• [What the task requires]:
Your copy of the material below should match it exactly, except that it holds no pictures.
----
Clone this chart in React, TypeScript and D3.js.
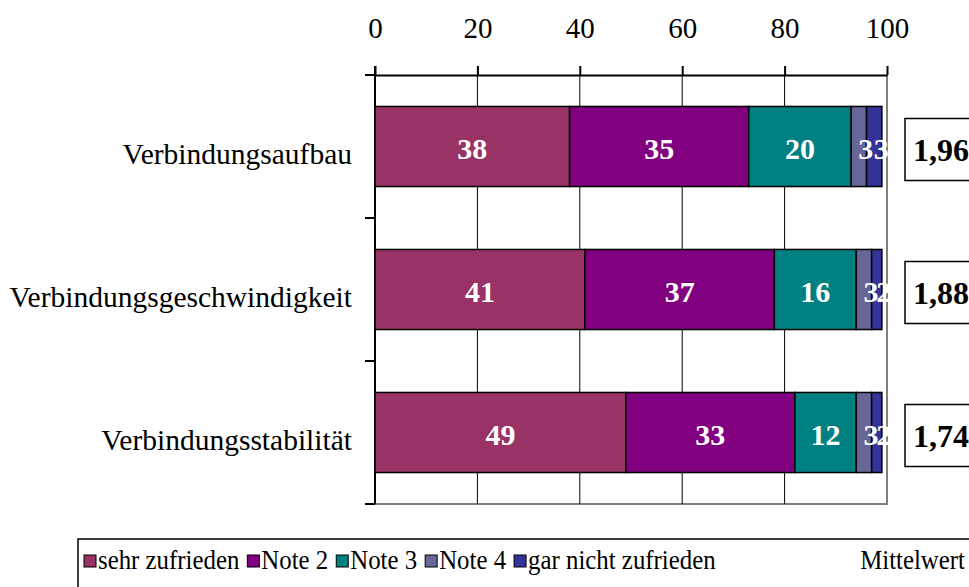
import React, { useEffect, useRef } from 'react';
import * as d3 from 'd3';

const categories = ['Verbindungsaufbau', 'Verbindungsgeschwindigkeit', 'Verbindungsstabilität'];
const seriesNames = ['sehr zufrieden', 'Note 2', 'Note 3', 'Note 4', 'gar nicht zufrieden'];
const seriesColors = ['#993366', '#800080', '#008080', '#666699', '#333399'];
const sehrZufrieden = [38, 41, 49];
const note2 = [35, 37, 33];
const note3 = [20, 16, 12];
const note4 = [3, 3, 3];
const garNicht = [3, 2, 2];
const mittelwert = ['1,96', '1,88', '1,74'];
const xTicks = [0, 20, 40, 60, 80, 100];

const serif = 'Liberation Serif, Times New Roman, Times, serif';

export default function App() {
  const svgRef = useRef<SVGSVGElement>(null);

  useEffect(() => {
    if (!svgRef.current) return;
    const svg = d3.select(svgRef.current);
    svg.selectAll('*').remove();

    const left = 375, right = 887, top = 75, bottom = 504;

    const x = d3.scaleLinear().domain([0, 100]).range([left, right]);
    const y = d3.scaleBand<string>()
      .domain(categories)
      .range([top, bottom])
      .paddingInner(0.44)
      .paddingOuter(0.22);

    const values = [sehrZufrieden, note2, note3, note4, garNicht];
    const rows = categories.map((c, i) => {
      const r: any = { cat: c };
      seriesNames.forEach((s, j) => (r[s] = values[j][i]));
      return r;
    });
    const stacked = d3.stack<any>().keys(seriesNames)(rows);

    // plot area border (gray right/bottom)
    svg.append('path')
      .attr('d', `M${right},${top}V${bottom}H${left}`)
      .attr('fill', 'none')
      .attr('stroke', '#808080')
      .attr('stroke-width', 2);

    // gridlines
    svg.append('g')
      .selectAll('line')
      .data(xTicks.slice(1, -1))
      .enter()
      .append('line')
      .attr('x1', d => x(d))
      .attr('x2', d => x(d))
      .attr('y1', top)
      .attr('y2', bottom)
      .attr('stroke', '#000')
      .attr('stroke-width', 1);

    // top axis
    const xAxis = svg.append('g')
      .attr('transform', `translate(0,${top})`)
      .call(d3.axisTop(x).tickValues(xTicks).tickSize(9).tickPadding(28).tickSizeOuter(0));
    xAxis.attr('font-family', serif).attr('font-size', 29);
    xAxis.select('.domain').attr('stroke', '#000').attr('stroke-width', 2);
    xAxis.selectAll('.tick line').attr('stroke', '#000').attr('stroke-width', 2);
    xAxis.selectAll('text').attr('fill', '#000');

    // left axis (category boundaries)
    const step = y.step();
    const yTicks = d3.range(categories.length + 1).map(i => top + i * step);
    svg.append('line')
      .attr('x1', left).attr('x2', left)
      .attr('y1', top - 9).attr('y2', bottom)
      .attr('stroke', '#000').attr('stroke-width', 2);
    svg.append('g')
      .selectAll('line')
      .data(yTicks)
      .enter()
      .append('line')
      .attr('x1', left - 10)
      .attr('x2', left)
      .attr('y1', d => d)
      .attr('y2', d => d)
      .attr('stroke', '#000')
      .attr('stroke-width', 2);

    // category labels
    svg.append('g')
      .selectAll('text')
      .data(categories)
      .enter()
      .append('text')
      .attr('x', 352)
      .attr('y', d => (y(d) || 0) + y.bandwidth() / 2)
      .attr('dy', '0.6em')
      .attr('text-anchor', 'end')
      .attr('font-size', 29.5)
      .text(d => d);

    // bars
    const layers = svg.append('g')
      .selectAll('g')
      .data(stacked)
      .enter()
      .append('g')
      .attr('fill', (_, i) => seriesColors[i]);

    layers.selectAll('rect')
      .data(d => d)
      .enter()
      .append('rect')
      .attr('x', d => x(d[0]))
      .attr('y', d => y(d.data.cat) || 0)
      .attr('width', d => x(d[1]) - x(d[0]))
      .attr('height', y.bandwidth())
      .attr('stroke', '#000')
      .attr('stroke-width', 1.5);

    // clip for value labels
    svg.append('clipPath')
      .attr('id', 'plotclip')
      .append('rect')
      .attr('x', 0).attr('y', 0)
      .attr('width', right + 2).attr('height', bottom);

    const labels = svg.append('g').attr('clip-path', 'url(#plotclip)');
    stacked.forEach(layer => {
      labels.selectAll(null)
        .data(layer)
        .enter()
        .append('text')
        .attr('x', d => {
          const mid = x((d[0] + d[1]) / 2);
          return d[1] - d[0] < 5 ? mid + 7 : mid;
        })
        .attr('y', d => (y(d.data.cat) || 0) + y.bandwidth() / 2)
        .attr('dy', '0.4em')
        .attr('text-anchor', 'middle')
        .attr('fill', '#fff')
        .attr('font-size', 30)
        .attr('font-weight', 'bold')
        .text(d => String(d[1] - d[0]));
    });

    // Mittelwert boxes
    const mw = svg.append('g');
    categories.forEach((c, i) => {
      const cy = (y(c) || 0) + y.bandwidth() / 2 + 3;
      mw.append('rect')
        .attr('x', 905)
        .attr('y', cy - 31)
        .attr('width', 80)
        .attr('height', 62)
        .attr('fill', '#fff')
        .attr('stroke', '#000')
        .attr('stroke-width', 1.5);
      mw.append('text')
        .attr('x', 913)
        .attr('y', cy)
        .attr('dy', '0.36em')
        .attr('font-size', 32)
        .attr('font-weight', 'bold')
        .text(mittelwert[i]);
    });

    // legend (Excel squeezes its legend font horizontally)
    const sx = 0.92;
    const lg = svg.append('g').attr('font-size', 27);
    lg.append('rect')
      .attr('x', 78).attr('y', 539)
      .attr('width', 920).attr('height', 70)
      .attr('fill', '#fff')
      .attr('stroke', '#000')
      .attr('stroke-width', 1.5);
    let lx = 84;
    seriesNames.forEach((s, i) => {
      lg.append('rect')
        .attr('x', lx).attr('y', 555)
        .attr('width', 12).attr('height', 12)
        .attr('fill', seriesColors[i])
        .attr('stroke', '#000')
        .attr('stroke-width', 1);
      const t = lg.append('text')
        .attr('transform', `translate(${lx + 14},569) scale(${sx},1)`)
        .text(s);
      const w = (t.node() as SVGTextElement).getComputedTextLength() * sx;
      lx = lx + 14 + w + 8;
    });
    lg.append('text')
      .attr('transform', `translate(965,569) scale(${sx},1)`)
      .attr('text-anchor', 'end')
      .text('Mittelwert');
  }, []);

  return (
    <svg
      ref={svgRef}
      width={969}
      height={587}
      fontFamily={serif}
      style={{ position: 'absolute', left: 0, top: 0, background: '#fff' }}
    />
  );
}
----
• [Problem solution]:
Clone this chart in React, TypeScript and D3.js.
import React, { useEffect, useRef } from 'react';
import * as d3 from 'd3';

const categories = ['Verbindungsaufbau', 'Verbindungsgeschwindigkeit', 'Verbindungsstabilität'];
const seriesNames = ['sehr zufrieden', 'Note 2', 'Note 3', 'Note 4', 'gar nicht zufrieden'];
const seriesColors = ['#993366', '#800080', '#008080', '#666699', '#333399'];
const sehrZufrieden = [38, 41, 49];
const note2 = [35, 37, 33];
const note3 = [20, 16, 12];
const note4 = [3, 3, 3];
const garNicht = [3, 2, 2];
const mittelwert = ['1,96', '1,88', '1,74'];
const xTicks = [0, 20, 40, 60, 80, 100];

const serif = 'Liberation Serif, Times New Roman, Times, serif';

export default function App() {
  const svgRef = useRef<SVGSVGElement>(null);

  useEffect(() => {
    if (!svgRef.current) return;
    const svg = d3.select(svgRef.current);
    svg.selectAll('*').remove();

    const left = 375, right = 887, top = 75, bottom = 504;

    const x = d3.scaleLinear().domain([0, 100]).range([left, right]);
    const y = d3.scaleBand<string>()
      .domain(categories)
      .range([top, bottom])
      .paddingInner(0.44)
      .paddingOuter(0.22);

    const values = [sehrZufrieden, note2, note3, note4, garNicht];
    const rows = categories.map((c, i) => {
      const r: any = { cat: c };
      seriesNames.forEach((s, j) => (r[s] = values[j][i]));
      return r;
    });
    const stacked = d3.stack<any>().keys(seriesNames)(rows);

    // plot area border (gray right/bottom)
    svg.append('path')
      .attr('d', `M${right},${top}V${bottom}H${left}`)
      .attr('fill', 'none')
      .attr('stroke', '#808080')
      .attr('stroke-width', 2);

    // gridlines
    svg.append('g')
      .selectAll('line')
      .data(xTicks.slice(1, -1))
      .enter()
      .append('line')
      .attr('x1', d => x(d))
      .attr('x2', d => x(d))
      .attr('y1', top)
      .attr('y2', bottom)
      .attr('stroke', '#000')
      .attr('stroke-width', 1);

    // top axis
    const xAxis = svg.append('g')
      .attr('transform', `translate(0,${top})`)
      .call(d3.axisTop(x).tickValues(xTicks).tickSize(9).tickPadding(28).tickSizeOuter(0));
    xAxis.attr('font-family', serif).attr('font-size', 29);
    xAxis.select('.domain').attr('stroke', '#000').attr('stroke-width', 2);
    xAxis.selectAll('.tick line').attr('stroke', '#000').attr('stroke-width', 2);
    xAxis.selectAll('text').attr('fill', '#000');

    // left axis (category boundaries)
    const step = y.step();
    const yTicks = d3.range(categories.length + 1).map(i => top + i * step);
    svg.append('line')
      .attr('x1', left).attr('x2', left)
      .attr('y1', top - 9).attr('y2', bottom)
      .attr('stroke', '#000').attr('stroke-width', 2);
    svg.append('g')
      .selectAll('line')
      .data(yTicks)
      .enter()
      .append('line')
      .attr('x1', left - 10)
      .attr('x2', left)
      .attr('y1', d => d)
      .attr('y2', d => d)
      .attr('stroke', '#000')
      .attr('stroke-width', 2);

    // category labels
    svg.append('g')
      .selectAll('text')
      .data(categories)
      .enter()
      .append('text')
      .attr('x', 352)
      .attr('y', d => (y(d) || 0) + y.bandwidth() / 2)
      .attr('dy', '0.6em')
      .attr('text-anchor', 'end')
      .attr('font-size', 29.5)
      .text(d => d);

    // bars
    const layers = svg.append('g')
      .selectAll('g')
      .data(stacked)
      .enter()
      .append('g')
      .attr('fill', (_, i) => seriesColors[i]);

    layers.selectAll('rect')
      .data(d => d)
      .enter()
      .append('rect')
      .attr('x', d => x(d[0]))
      .attr('y', d => y(d.data.cat) || 0)
      .attr('width', d => x(d[1]) - x(d[0]))
      .attr('height', y.bandwidth())
      .attr('stroke', '#000')
      .attr('stroke-width', 1.5);

    // clip for value labels
    svg.append('clipPath')
      .attr('id', 'plotclip')
      .append('rect')
      .attr('x', 0).attr('y', 0)
      .attr('width', right + 2).attr('height', bottom);

    const labels = svg.append('g').attr('clip-path', 'url(#plotclip)');
    stacked.forEach(layer => {
      labels.selectAll(null)
        .data(layer)
        .enter()
        .append('text')
        .attr('x', d => {
          const mid = x((d[0] + d[1]) / 2);
          return d[1] - d[0] < 5 ? mid + 7 : mid;
        })
        .attr('y', d => (y(d.data.cat) || 0) + y.bandwidth() / 2)
        .attr('dy', '0.4em')
        .attr('text-anchor', 'middle')
        .attr('fill', '#fff')
        .attr('font-size', 30)
        .attr('font-weight', 'bold')
        .text(d => String(d[1] - d[0]));
    });

    // Mittelwert boxes
    const mw = svg.append('g');
    categories.forEach((c, i) => {
      const cy = (y(c) || 0) + y.bandwidth() / 2 + 3;
      mw.append('rect')
        .attr('x', 905)
        .attr('y', cy - 31)
        .attr('width', 80)
        .attr('height', 62)
        .attr('fill', '#fff')
        .attr('stroke', '#000')
        .attr('stroke-width', 1.5);
      mw.append('text')
        .attr('x', 913)
        .attr('y', cy)
        .attr('dy', '0.36em')
        .attr('font-size', 32)
        .attr('font-weight', 'bold')
        .text(mittelwert[i]);
    });

    // legend (Excel squeezes its legend font horizontally)
    const sx = 0.92;
    const lg = svg.append('g').attr('font-size', 27);
    lg.append('rect')
      .attr('x', 78).attr('y', 539)
      .attr('width', 920).attr('height', 70)
      .attr('fill', '#fff')
      .attr('stroke', '#000')
      .attr('stroke-width', 1.5);
    let lx = 84;
    seriesNames.forEach((s, i) => {
      lg.append('rect')
        .attr('x', lx).attr('y', 555)
        .attr('width', 12).attr('height', 12)
        .attr('fill', seriesColors[i])
        .attr('stroke', '#000')
        .attr('stroke-width', 1);
      const t = lg.append('text')
        .attr('transform', `translate(${lx + 14},569) scale(${sx},1)`)
        .text(s);
      const w = (t.node() as SVGTextElement).getComputedTextLength() * sx;
      lx = lx + 14 + w + 8;
    });
    lg.append('text')
      .attr('transform', `translate(965,569) scale(${sx},1)`)
      .attr('text-anchor', 'end')
      .text('Mittelwert');
  }, []);

  return (
    <svg
      ref={svgRef}
      width={969}
      height={587}
      fontFamily={serif}
      style={{ position: 'absolute', left: 0, top: 0, background: '#fff' }}
    />
  );
}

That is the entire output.